/---
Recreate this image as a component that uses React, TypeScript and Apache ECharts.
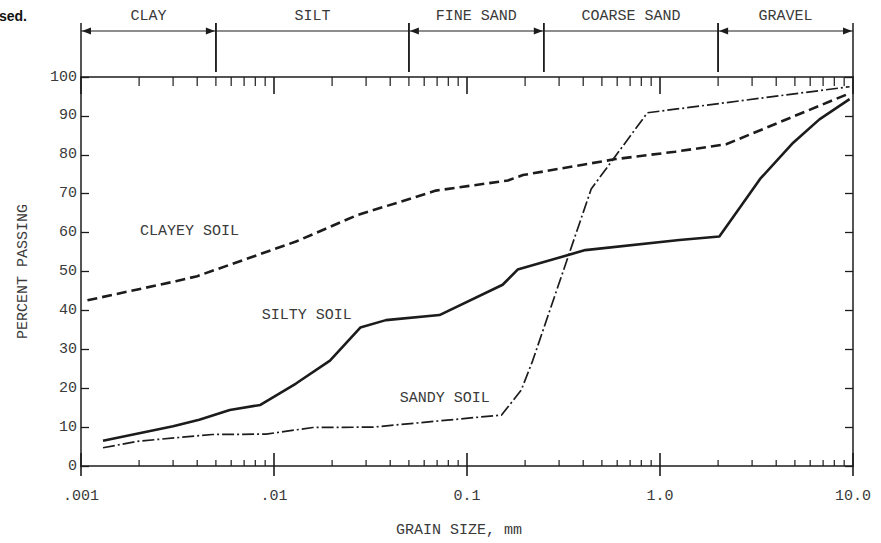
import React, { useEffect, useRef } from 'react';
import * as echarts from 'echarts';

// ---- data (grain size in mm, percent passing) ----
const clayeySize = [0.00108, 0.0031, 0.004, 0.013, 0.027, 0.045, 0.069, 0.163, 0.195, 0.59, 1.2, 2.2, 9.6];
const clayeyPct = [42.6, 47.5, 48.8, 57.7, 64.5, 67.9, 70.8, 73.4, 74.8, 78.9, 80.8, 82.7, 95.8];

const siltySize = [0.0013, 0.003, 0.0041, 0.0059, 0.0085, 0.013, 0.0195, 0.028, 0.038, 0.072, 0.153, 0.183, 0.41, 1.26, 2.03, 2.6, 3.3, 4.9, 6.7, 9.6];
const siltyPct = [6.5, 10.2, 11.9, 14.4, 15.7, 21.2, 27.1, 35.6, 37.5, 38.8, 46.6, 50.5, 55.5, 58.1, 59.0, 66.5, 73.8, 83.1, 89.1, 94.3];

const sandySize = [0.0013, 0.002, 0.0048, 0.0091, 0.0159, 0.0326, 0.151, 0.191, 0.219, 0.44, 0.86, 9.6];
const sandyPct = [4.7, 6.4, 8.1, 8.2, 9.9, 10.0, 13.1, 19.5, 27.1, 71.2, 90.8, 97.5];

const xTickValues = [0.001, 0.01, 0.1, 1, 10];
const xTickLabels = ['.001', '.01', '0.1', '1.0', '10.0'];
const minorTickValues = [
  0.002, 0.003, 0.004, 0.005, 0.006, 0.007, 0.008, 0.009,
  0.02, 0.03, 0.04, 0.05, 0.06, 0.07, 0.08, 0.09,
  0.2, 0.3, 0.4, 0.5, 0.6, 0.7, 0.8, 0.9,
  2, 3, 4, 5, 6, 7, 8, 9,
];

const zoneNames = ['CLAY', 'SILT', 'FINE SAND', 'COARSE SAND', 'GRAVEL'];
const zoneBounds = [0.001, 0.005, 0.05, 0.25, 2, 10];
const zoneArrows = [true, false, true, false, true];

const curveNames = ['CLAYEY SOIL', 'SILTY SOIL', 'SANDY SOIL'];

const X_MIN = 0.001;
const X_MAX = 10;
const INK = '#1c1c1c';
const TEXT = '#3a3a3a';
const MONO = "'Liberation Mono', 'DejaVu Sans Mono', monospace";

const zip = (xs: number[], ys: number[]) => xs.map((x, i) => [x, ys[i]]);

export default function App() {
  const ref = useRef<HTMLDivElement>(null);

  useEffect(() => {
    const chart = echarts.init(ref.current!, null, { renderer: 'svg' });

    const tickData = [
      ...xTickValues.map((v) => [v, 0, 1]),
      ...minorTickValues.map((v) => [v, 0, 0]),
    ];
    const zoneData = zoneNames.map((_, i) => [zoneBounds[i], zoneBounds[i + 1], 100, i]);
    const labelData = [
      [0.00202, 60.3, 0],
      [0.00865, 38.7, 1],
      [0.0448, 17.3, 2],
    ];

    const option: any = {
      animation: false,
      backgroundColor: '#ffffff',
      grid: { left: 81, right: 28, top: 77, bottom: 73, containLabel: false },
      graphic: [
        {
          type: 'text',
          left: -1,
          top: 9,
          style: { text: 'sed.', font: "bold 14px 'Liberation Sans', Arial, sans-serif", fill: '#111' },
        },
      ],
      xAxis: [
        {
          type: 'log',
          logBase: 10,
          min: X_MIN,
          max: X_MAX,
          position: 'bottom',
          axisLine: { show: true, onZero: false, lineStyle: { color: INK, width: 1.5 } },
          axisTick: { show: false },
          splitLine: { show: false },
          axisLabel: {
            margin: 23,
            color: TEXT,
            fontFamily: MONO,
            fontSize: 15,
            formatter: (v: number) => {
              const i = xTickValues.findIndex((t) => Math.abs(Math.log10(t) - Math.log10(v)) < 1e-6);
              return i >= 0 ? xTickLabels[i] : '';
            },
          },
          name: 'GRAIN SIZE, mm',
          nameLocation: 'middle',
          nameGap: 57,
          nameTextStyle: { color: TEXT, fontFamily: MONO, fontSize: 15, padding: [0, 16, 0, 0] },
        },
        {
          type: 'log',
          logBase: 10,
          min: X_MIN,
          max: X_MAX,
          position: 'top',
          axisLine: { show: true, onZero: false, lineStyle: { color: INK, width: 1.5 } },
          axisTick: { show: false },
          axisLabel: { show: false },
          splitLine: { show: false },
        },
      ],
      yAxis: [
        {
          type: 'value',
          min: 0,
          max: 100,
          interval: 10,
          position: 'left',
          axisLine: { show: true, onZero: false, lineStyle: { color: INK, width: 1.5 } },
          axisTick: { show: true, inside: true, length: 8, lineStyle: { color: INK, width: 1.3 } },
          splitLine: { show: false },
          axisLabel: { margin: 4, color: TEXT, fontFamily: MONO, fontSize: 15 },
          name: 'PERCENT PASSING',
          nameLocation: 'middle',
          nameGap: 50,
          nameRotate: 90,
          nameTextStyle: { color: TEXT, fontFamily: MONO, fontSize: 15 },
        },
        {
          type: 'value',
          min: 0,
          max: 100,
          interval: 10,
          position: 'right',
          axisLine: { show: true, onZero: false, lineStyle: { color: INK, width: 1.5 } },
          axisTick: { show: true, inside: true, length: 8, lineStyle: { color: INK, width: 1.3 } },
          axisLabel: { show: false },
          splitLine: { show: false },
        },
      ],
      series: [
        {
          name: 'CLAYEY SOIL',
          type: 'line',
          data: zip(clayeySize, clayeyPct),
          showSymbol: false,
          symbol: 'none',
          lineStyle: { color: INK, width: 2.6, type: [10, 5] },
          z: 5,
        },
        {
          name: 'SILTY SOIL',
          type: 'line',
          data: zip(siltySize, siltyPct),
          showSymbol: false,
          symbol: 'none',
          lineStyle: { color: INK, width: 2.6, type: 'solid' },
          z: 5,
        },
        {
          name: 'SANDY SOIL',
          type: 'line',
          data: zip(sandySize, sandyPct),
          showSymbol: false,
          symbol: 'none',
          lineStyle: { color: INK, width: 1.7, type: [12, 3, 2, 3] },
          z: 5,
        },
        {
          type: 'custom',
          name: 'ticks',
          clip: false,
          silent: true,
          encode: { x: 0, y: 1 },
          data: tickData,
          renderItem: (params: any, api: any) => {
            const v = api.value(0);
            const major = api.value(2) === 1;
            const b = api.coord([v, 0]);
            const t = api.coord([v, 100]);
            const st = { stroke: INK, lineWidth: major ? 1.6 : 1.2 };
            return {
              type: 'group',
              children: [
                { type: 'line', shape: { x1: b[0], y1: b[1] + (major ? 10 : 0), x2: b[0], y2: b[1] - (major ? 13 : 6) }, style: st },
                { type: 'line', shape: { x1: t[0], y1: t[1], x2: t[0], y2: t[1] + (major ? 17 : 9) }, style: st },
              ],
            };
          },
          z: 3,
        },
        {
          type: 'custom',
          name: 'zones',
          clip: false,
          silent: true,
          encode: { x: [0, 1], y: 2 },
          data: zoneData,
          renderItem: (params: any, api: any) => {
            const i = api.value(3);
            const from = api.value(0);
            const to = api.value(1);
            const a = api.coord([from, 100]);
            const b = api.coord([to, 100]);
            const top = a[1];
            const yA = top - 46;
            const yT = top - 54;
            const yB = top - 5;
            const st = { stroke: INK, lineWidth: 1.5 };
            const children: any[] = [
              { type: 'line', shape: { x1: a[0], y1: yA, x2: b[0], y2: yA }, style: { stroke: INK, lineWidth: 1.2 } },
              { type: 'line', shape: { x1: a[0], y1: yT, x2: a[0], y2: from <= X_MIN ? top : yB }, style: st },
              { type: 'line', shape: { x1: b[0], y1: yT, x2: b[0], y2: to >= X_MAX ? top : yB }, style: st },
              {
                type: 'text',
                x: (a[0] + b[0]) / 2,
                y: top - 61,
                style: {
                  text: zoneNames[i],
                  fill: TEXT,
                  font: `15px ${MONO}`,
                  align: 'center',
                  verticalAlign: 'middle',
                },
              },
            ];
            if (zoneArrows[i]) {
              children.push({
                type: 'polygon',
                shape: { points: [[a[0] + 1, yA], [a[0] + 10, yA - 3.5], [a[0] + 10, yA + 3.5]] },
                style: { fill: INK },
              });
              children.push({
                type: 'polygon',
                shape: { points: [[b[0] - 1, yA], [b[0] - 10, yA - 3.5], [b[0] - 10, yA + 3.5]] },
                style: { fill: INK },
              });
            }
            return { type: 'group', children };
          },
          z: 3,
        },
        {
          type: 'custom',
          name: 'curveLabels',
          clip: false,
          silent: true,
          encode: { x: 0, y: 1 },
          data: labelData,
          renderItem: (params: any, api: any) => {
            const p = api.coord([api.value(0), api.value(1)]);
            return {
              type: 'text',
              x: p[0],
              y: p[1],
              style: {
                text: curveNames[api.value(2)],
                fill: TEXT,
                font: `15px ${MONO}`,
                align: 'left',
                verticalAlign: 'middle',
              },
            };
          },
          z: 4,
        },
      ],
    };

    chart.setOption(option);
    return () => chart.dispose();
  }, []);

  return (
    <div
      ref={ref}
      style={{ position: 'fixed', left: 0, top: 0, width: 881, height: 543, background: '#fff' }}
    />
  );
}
\---
/---
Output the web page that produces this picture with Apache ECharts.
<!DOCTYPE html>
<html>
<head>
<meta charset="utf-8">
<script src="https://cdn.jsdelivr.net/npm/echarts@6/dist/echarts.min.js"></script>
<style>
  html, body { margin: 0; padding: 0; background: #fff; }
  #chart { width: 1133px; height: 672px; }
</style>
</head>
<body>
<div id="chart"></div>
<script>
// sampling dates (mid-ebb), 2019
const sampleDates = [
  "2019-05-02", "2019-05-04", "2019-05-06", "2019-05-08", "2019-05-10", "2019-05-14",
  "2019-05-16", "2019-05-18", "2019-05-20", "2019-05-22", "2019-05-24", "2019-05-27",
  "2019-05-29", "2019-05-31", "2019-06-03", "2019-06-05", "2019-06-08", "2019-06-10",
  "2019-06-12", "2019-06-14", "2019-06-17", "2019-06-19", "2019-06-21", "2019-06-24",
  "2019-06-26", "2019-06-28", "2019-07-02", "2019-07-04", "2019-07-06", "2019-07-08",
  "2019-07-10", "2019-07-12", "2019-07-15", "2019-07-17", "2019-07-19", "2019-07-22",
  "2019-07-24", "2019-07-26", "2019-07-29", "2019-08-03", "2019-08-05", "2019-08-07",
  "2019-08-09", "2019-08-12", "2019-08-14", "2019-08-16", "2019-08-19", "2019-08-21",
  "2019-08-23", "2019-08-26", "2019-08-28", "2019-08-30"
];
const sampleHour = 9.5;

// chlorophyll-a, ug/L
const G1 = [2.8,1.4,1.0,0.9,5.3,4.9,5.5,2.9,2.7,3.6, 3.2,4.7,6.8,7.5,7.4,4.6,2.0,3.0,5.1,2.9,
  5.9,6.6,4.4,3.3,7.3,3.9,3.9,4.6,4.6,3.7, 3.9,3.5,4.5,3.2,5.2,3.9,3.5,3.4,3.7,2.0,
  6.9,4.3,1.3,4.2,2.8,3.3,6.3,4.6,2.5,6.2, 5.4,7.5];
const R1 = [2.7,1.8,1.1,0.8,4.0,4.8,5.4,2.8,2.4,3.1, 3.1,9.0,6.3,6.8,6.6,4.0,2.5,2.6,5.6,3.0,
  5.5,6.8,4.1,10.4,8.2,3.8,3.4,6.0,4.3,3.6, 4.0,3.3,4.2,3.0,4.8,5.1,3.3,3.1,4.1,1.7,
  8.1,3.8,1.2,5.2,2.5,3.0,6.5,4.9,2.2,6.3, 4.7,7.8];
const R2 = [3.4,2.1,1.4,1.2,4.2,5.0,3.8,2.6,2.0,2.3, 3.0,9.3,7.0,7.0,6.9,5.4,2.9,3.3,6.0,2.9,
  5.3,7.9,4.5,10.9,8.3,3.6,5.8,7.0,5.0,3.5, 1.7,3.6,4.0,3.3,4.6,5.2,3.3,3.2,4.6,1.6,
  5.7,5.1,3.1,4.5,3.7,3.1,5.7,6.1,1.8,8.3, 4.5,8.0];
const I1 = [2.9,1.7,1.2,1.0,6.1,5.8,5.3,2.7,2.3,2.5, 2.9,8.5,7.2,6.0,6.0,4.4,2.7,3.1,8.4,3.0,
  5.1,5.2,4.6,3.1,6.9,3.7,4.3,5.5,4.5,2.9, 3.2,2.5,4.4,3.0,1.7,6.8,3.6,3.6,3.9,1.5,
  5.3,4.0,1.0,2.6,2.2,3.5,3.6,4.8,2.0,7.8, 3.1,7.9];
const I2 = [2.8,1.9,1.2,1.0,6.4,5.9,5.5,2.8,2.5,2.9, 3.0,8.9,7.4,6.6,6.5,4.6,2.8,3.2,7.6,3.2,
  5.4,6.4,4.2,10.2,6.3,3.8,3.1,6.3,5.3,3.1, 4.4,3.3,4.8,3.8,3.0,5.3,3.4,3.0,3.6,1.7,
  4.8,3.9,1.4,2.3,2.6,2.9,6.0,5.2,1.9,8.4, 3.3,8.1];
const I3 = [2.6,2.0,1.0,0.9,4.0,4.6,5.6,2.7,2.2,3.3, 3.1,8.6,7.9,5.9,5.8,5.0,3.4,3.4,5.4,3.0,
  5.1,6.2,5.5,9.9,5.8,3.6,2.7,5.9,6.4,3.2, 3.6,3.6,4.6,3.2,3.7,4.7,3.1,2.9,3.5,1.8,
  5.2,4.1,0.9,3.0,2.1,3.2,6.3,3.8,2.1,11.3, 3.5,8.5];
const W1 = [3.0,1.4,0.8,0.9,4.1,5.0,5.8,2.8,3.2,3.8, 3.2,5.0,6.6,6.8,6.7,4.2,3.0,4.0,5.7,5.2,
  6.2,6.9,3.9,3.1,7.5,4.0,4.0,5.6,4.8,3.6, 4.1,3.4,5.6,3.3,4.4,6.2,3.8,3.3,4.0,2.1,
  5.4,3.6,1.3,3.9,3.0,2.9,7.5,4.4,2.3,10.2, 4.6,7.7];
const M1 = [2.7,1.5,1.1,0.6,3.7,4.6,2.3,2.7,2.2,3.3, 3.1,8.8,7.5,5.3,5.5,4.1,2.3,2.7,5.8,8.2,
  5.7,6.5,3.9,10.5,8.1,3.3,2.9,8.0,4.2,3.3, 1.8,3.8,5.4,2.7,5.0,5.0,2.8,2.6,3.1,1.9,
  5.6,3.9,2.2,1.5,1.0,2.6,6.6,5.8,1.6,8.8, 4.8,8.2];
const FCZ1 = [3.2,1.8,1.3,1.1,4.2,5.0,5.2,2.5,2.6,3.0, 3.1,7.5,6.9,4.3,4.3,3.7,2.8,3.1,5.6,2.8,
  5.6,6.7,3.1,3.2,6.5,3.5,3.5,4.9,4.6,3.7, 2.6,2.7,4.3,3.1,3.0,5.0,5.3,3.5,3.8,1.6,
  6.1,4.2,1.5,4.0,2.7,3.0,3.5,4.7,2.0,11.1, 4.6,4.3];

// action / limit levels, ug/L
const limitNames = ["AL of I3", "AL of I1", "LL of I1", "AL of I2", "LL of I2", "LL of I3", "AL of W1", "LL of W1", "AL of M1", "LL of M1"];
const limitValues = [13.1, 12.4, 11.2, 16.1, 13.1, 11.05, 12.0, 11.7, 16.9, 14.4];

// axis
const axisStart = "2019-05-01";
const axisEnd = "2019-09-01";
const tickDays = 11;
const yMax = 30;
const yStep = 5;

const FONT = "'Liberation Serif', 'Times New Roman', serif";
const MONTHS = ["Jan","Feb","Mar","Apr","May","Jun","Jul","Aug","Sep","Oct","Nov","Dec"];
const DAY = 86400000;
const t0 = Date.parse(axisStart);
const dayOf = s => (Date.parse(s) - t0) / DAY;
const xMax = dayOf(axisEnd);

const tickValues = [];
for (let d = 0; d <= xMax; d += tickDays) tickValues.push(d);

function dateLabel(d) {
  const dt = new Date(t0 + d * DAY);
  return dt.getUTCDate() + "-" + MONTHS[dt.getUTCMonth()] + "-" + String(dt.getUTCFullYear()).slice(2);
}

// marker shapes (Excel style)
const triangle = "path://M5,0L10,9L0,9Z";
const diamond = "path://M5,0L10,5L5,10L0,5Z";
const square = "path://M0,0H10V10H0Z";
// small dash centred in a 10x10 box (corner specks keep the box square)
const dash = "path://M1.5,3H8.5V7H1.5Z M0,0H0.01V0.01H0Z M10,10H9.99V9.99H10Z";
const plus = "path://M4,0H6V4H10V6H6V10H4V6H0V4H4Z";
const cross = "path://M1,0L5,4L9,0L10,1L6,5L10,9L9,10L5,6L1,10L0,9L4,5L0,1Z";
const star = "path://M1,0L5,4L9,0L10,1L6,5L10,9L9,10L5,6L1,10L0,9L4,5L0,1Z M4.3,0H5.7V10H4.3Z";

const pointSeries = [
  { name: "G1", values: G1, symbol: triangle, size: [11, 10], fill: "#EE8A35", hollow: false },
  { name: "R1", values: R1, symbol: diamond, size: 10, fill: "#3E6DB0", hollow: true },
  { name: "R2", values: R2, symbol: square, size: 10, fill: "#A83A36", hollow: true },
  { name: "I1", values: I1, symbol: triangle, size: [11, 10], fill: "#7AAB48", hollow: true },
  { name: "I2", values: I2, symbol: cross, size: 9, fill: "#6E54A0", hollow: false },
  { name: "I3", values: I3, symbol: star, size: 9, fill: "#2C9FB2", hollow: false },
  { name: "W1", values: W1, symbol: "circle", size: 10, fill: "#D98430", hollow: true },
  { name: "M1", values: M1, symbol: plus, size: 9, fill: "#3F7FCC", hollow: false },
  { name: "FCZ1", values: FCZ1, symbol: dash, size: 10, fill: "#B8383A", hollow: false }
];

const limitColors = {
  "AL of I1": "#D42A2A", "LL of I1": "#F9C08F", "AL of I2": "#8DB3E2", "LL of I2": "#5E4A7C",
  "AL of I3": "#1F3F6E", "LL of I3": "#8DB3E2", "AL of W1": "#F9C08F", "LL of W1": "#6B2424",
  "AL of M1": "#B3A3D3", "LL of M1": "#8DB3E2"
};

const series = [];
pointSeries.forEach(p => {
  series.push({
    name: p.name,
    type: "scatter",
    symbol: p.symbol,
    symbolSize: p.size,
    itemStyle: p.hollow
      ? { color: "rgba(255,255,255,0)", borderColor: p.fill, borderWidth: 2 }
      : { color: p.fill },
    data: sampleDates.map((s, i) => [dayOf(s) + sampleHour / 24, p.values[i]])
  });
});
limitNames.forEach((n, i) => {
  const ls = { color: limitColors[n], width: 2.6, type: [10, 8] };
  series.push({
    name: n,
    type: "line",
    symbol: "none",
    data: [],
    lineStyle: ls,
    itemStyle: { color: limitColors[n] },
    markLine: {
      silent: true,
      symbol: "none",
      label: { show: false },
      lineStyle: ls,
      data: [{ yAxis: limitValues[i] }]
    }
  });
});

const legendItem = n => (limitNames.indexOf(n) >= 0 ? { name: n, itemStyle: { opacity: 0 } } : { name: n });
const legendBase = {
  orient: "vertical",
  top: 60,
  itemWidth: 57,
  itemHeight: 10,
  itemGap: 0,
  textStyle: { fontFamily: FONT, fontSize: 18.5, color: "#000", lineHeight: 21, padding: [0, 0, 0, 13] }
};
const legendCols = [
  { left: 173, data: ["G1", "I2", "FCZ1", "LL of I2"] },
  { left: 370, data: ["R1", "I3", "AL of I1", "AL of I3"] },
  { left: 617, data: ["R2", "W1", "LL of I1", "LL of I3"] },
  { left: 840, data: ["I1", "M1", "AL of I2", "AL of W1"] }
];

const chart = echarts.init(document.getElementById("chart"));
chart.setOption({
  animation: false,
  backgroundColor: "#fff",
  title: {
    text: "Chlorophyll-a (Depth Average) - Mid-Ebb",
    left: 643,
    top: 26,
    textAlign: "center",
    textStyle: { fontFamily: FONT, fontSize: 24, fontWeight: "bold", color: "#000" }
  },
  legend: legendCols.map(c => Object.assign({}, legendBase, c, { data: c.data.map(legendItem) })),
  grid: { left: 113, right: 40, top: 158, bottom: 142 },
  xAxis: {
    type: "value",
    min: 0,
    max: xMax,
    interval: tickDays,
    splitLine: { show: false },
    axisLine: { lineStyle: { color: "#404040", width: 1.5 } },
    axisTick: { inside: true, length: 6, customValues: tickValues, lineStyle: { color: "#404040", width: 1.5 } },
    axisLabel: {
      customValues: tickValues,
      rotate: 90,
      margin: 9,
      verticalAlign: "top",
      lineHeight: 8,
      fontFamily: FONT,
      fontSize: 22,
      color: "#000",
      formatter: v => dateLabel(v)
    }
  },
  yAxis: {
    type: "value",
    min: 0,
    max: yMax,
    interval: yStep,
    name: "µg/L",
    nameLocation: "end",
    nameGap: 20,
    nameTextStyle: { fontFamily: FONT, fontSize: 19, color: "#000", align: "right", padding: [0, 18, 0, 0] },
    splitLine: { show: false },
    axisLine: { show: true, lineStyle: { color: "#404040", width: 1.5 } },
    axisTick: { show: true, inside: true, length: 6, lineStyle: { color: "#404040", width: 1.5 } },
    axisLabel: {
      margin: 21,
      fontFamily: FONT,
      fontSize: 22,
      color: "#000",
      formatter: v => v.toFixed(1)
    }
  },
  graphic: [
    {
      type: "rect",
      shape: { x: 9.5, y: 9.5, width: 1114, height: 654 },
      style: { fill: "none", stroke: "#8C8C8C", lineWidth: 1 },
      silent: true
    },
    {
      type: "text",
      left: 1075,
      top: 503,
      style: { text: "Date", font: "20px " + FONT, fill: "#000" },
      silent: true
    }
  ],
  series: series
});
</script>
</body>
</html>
\---
* Exercise directions: Go through the listing above and list every line that has the word "Apache".

* Task result:
Recreate this image as a component that uses React, TypeScript and Apache ECharts.
Output the web page that produces this picture with Apache ECharts.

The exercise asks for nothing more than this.